For now, the Blue&White team has decided to cut off its contact with the Likud as long as they do not accept the principle that party chairman Benny Gantz would serve first as prime minister in a broad rotation government.
In conversations so far, Blue&White has offered to enact a special law stipulating that Benjamin Netanyahu would first serve as deputy prime minister—with the same status as prime minister—in an attempt to persuade him to agree to be second in a rotation government. This is so that he would not be required to resign from his position in the Cabinet and the Knesset to face the criminal indictments against him in court.
Meanwhile, according to Attorney General Avichai Mandelblit, Netanyahu must decide within 30 days, starting yesterday, whether to ask the Knesset for immunity from prosecution. It is likely the PM would reach a decision only at the end of this period, based on whether or not the country would go for a third election in one year.
At present, there is no majority in the Knesset for a request from Netanyahu for immunity, seeing as all the opposition parties, as well as Avigdor Liberman’s Israel Beiteinu, oppose it. Of course, should Netanyahu submit such a request, the issue of his desire for immunity from justice would take center stage in every party’s election campaign, including those on the right (who would promise their voters to save Bibi’s hide).

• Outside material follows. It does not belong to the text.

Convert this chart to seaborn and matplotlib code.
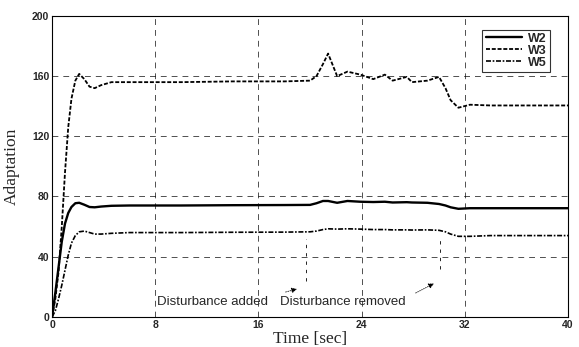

The Knesset Committee would be in charge of recommending to the Knesset whether or not to grant Netanyahu his immunity. But there hasn’t been a Knesset Committee in existence since the 20th Knesset (we’re currently holding by the 22nd Knesset, facing a possible 23rd).
The decision whether or not to establish a Knesset Committee is vested in the Regulating Committee, which is headed by former General Secretary of the Histadrut labor union and Blue&White stalwart MK Avi Nissenkorn. So that even the decision on appointing a committee that would certainly reject a Netanyahu request for immunity is in the hands of the PM’s enemies.
It’s going to be a long and chilly winter for the Likud leader – assuming he remains Likud leader, which is another story.